Startup Configuration
This page describes the parameters that can be configured in the config.yaml file that is mounted into the container or provided as an environment variable. Some parameters are also configurable via the REST API. In case a parameter is configured both via config.yaml and the REST API, the REST API argument takes precedence.
config.yaml Parameters
| Name |
Type |
Default |
Description |
Constraints |
entity_types |
List[str] |
None |
Entity types to detect, can be either built-in entity types or new custom types specified in the block list. If not provided, all built-in entity types will be detected. If custom block list entity types have been specified, they must be added here. |
|
score_threshold |
float |
None |
Minimum entity score value. By default PII Eraser automatically thresholds entity confidences. If set, any detected entities with scores less than this value are discarded after automatic thresholding. |
>= 0, < 1 |
log_level |
One of: "DEBUG", "INFO", "WARNING", "ERROR", "CRITICAL" |
"INFO" |
Logging level. Valid choices are: (DEBUG, INFO, WARNING, ERROR, CRITICAL) |
|
operator |
OperatorType |
"redact" |
Action to be performed on each detected entity in the text.
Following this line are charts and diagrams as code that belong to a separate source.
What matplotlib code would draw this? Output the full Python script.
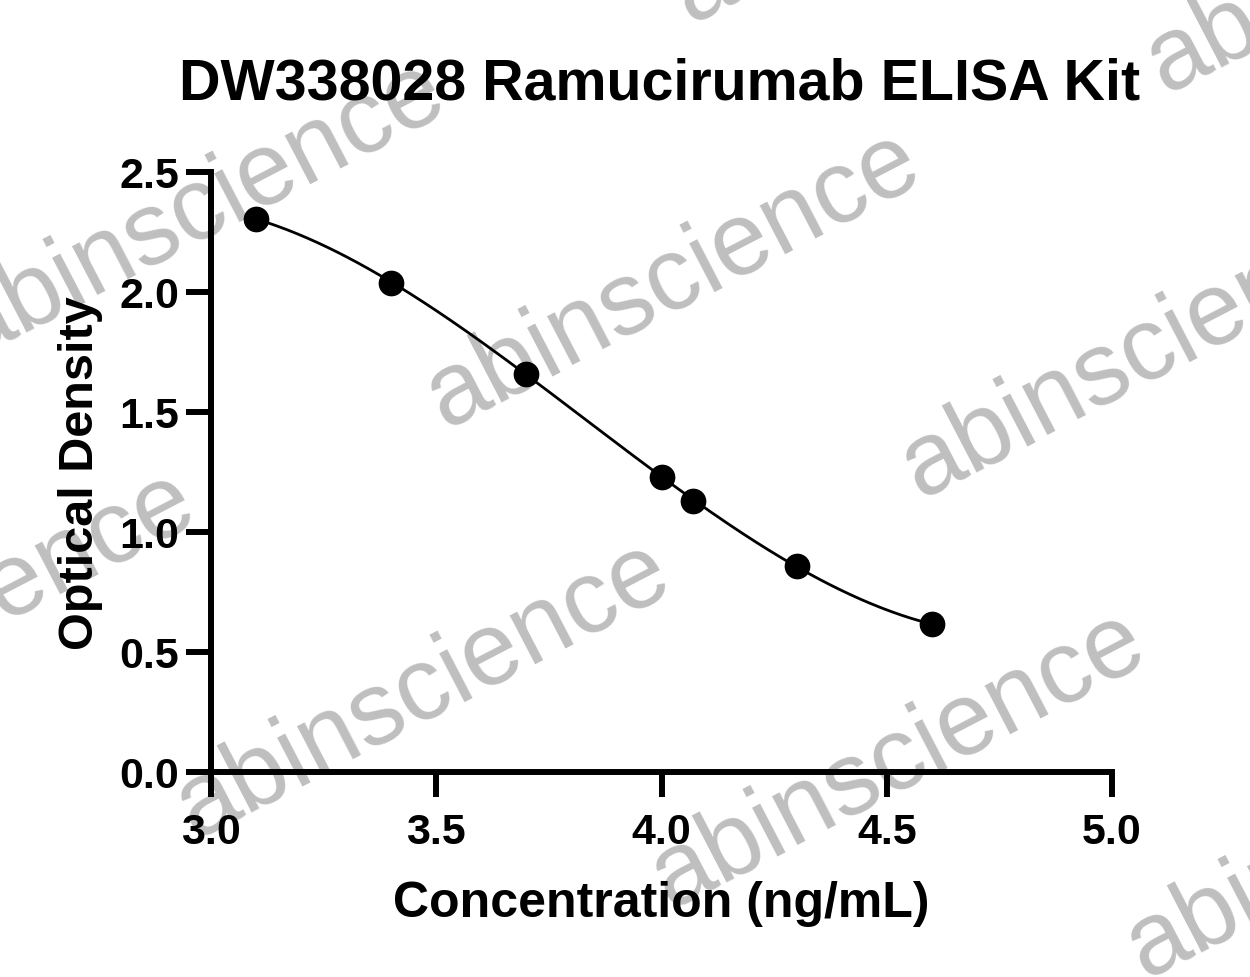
import numpy as np
import matplotlib
matplotlib.use("Agg")
import matplotlib.pyplot as plt

plt.rcParams["font.family"] = ["Liberation Sans", "DejaVu Sans"]

# standard curve: log concentration vs OD
conc = [3.10, 3.40, 3.70, 4.00, 4.07, 4.30, 4.60]
od = [2.305, 2.038, 1.660, 1.231, 1.131, 0.857, 0.616]

x_ticks = [3.0, 3.5, 4.0, 4.5, 5.0]
y_ticks = [0.0, 0.5, 1.0, 1.5, 2.0, 2.5]

TITLE = "DW338028 Ramucirumab ELISA Kit"
XLABEL = "Concentration (ng/mL)"
YLABEL = "Optical Density"
WATERMARK = "abinscience"

W, H = 1250, 978
fig = plt.figure(figsize=(W / 100, H / 100), dpi=100)
ax = fig.add_axes([211 / W, 1 - 773 / H, (1112 - 211) / W, (773 - 173) / H])
ax.set_facecolor("none")

# smooth fitted curve through the standards
coef = np.polyfit(conc, od, 3)
xs = np.linspace(min(conc), max(conc), 200)
ax.plot(xs, np.polyval(coef, xs), color="black", lw=2.0, zorder=3)
ax.plot(conc, od, "o", color="black", ms=17.5, zorder=4, clip_on=False)

ax.set_xlim(3.0, 5.0)
ax.set_ylim(0.0, 2.5)
ax.set_xticks(x_ticks)
ax.set_yticks(y_ticks)
ax.set_xticklabels([f"{v:.1f}" for v in x_ticks])
ax.set_yticklabels([f"{v:.1f}" for v in y_ticks])

for side in ["top", "right"]:
    ax.spines[side].set_visible(False)
for side in ["left", "bottom"]:
    ax.spines[side].set_linewidth(4.3)
    ax.spines[side].set_capstyle("projecting")

ax.tick_params(axis="both", direction="out", length=18, width=4.3,
               labelsize=31)
ax.tick_params(axis="x", pad=11)
ax.tick_params(axis="y", pad=5)
for lab in ax.get_xticklabels() + ax.get_yticklabels():
    lab.set_fontweight("bold")

ax.set_xlabel(XLABEL, fontsize=36, fontweight="bold", labelpad=20)
ax.set_ylabel(YLABEL, fontsize=35, fontweight="bold", labelpad=12)
fig.text(660 / W, 1 - 100 / H, TITLE, fontsize=41.3, fontweight="bold",
         ha="center", va="baseline")

# watermark grid (start of each word in pixel coords)
starts = [(-30, 358), (445, 428), (920, 498),
          (-280, 768), (195, 838), (670, 908), (1145, 978),
          (690, 23), (1165, 93), (215, -47)]
for sx, sy in starts:
    fig.text(sx / W, 1 - sy / H, WATERMARK, fontsize=74, color="#bfbfbf",
             rotation=27.5, rotation_mode="anchor", ha="left",
             va="baseline", zorder=-1)

fig.savefig("out.png", dpi=100)
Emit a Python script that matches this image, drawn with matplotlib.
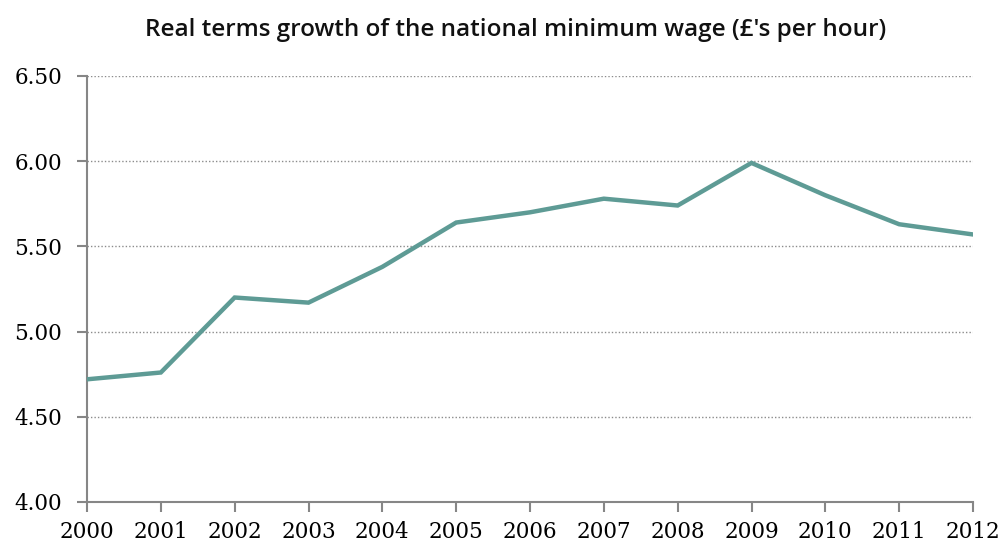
import matplotlib.pyplot as plt

years = [2000, 2001, 2002, 2003, 2004, 2005, 2006, 2007, 2008, 2009, 2010, 2011, 2012]
wage = [4.72, 4.76, 5.20, 5.17, 5.38, 5.64, 5.70, 5.78, 5.74, 5.99, 5.80, 5.63, 5.57]
yticks = [4.00, 4.50, 5.00, 5.50, 6.00, 6.50]

axis_grey = "#868686"

fig = plt.figure(figsize=(10.03, 5.46), dpi=100)
ax = fig.add_axes([87 / 1003, 1 - 502 / 546, 886 / 1003, 426 / 546])

ax.plot(years, wage, color="#5E9B95", lw=3.2, solid_joinstyle="miter", zorder=3)

ax.set_xlim(years[0], years[-1])
ax.set_ylim(yticks[0], yticks[-1])
ax.set_xticks(years)
ax.set_yticks(yticks)
ax.set_yticklabels([f"{v:.2f}" for v in yticks])

for t in yticks[1:]:
    ax.axhline(t, color="#8c8c8c", lw=1.0, ls=(0, (1, 1.5)), zorder=1)

for side in ("top", "right"):
    ax.spines[side].set_visible(False)
for side in ("left", "bottom"):
    ax.spines[side].set_color(axis_grey)
    ax.spines[side].set_linewidth(1.5)

ax.tick_params(axis="y", direction="out", length=7, width=1.5, color=axis_grey, pad=11)
ax.tick_params(axis="x", direction="out", length=7, width=1.5, color=axis_grey, pad=7)
for lbl in ax.get_xticklabels() + ax.get_yticklabels():
    lbl.set_family("DejaVu Serif")
    lbl.set_fontsize(15.5)
    lbl.set_color("#000000")

fig.text(516 / 1003, 1 - 30 / 546, "Real terms growth of the national minimum wage (£'s per hour)",
         ha="center", va="center", fontsize=17.5, fontweight="semibold", family="Open Sans", color="#111111")

fig.savefig("out.png", dpi=100)
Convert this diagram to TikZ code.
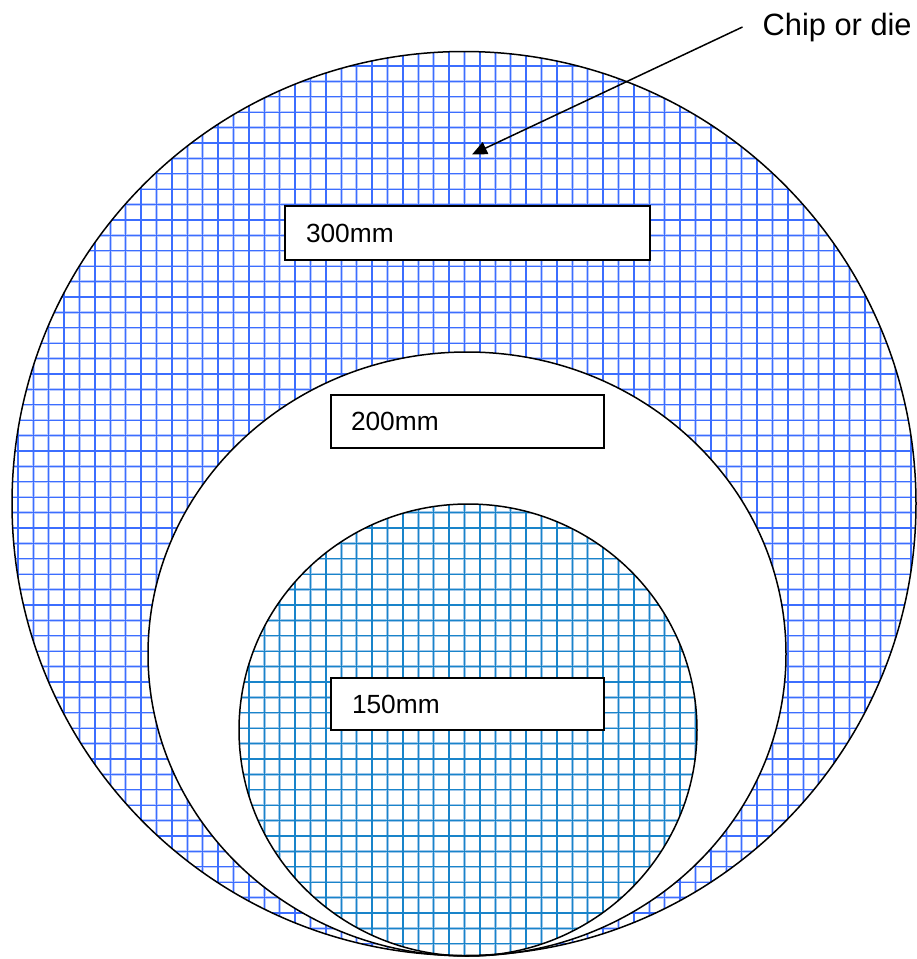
\documentclass[tikz,border=0pt]{standalone}
\usepackage{fontspec}
\setmainfont{Liberation Sans}
\usetikzlibrary{arrows.meta,calc}
\definecolor{gridA}{RGB}{60,110,255}
\definecolor{gridApale}{RGB}{185,202,255}
\definecolor{gridB}{RGB}{25,132,202}
\definecolor{gridBpale}{RGB}{160,200,234}
\newcommand\wafergrid[2]{%
  \foreach \i in {-2,...,58} {\draw[#1,line width=2.5pt] (33.3+15.4*\i,0) -- (33.3+15.4*\i,960);}
  \foreach \j in {-4,...,60} {\draw[#1,line width=2.5pt] (0,66+15.4*\j) -- (920,66+15.4*\j);}
  \foreach \i in {-2,...,58} {\draw[#2,line width=1.3pt] (33.3+15.4*\i,0) -- (33.3+15.4*\i,960);}
  \foreach \j in {-4,...,60} {\draw[#2,line width=1.3pt] (0,66+15.4*\j) -- (920,66+15.4*\j);}
}
\begin{document}
\begin{tikzpicture}[x=1pt,y=-1pt,
  outline/.style={draw=black,line width=1.5pt},
  sizebox/.style={draw=black,fill=white,line width=2pt,align=left,inner ysep=0pt,
    font=\fontsize{26.3}{30}\selectfont},
  callout/.style={draw=black,line width=1.5pt,-{Triangle[length=15pt,width=13pt]}}]
\useasboundingbox (0,0) rectangle (917,959);
% 300 mm wafer
\begin{scope}
  \clip (464,503.5) circle (452);
  \fill[white] (0,0) rectangle (917,959);
  \wafergrid{gridApale}{gridA}
\end{scope}
% 200 mm wafer
\fill[white] (467,654) ellipse [x radius=319,y radius=302];
% 150 mm wafer
\begin{scope}
  \clip (468,730) ellipse [x radius=229,y radius=226];
  \fill[white] (0,0) rectangle (917,959);
  \wafergrid{gridBpale}{gridB}
\end{scope}
\draw[outline] (464,503.5) circle (452);
\draw[outline] (467,654) ellipse [x radius=319,y radius=302];
\draw[outline] (468,730) ellipse [x radius=229,y radius=226];
% size labels
\node[sizebox,minimum width=365pt,minimum height=54pt,text width=323pt,inner xsep=21pt] (b300) at (467.5,233) {300mm};
\node[sizebox,minimum width=273pt,minimum height=53pt,text width=233pt,inner xsep=20pt] (b200) at (467.5,421.5) {200mm};
\node[sizebox,minimum width=273pt,minimum height=52pt,text width=231pt,inner xsep=21pt] (b150) at (467.5,704) {150mm};
% callout
\node[font=\fontsize{30.8}{36}\selectfont,anchor=base west,inner sep=0pt] (chip) at (762.5,35) {Chip or die};
\coordinate (die) at (472,154.5);
\draw[callout] ($(chip.base west)+(-20,-8)$) -- (die);
\end{tikzpicture}
\end{document}
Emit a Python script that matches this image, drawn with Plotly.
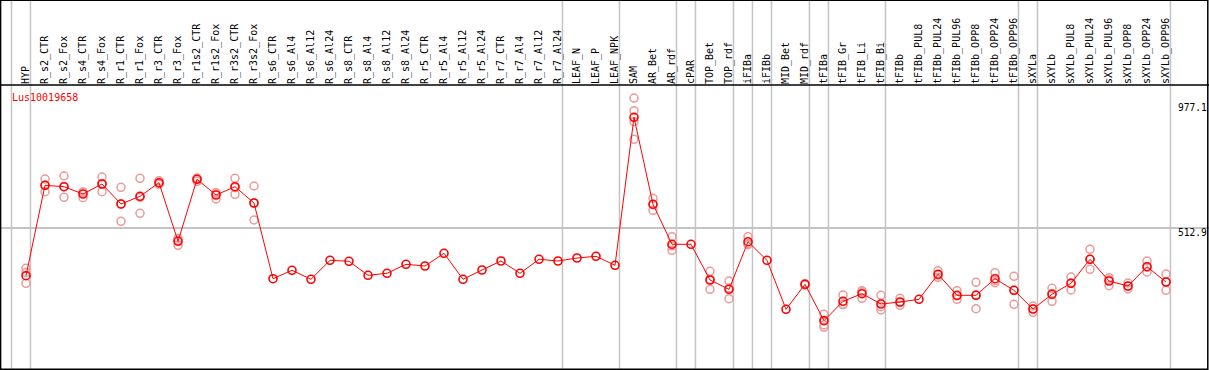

Valid options are: ['redact', 'redact_constant', 'hash', 'mask'] |
|
redact_constant_config |
RedactConstantOperatorConfig |
|
Configuration for 'redact_constant' operator. |
|
hash_config |
HashOperatorConfig |
|
Configuration for 'hash' operator. |
|
mask_config |
MaskOperatorConfig |
|
Configuration for 'mask' operator. |
|
allow_list |
List[str] |
[] |
List of terms that are not considered PII entities. Any PII detections that match these terms exactly (case-insensitive) will be discarded. Also known as a pass list or white list |
|
block_list |
Dict[str, list] |
{} |
Dictionary of terms that are always considered PII entities, grouped by entity type. Any text matching these terms exactly (case-insensitive) will be detected as the specified entity type. Also known as a deny list or black list. |
|
max_tokens |
int |
1000000 |
The maximum number of tokens in a single text input the system will attempt to process. Texts with more tokens than this value will return an error. When increasing this value, please monitor RAM usage and processing time. |
>= 0 |
disable_startup_memory_check |
bool |
False |
Disable the startup memory check. Please note that this is not recommended. |
|
enable_presidio_aliases |
bool |
False |
Enable the Presidio Analyzer compatibility aliases to allow for drop-in replacement of Presidio Analyzer: /compatibility/presidio/analyze -> /analyze /compatibility/presidio/recognizers -> /recognizers /compatibility/presidio/supportedentities -> /supportedentities |
|
RedactConstantOperatorConfig
| Name |
Type |
Default |
Description |
Constraints |
replace_value |
str |
"<REDACTED>" |
Replacement text for 'redact_constant' operator. |
|
HashOperatorConfig
| Name |
Type |
Default |
Description |
Constraints |
hash_type |
One of: "sha256", "sha512" |
"sha256" |
Hash algorithm for 'hash' operator. |
|
MaskOperatorConfig
| Name |
Type |
Default |
Description |
Constraints |
mask_char |
str |
"#" |
Character to use for masking. |
|
chars_to_mask |
int |
-1 |
Number of characters to mask. -1 = Mask everything. |
>= -1 |
from_end |
bool |
False |
Whether to mask from the end, when using chars_to_mask. |
|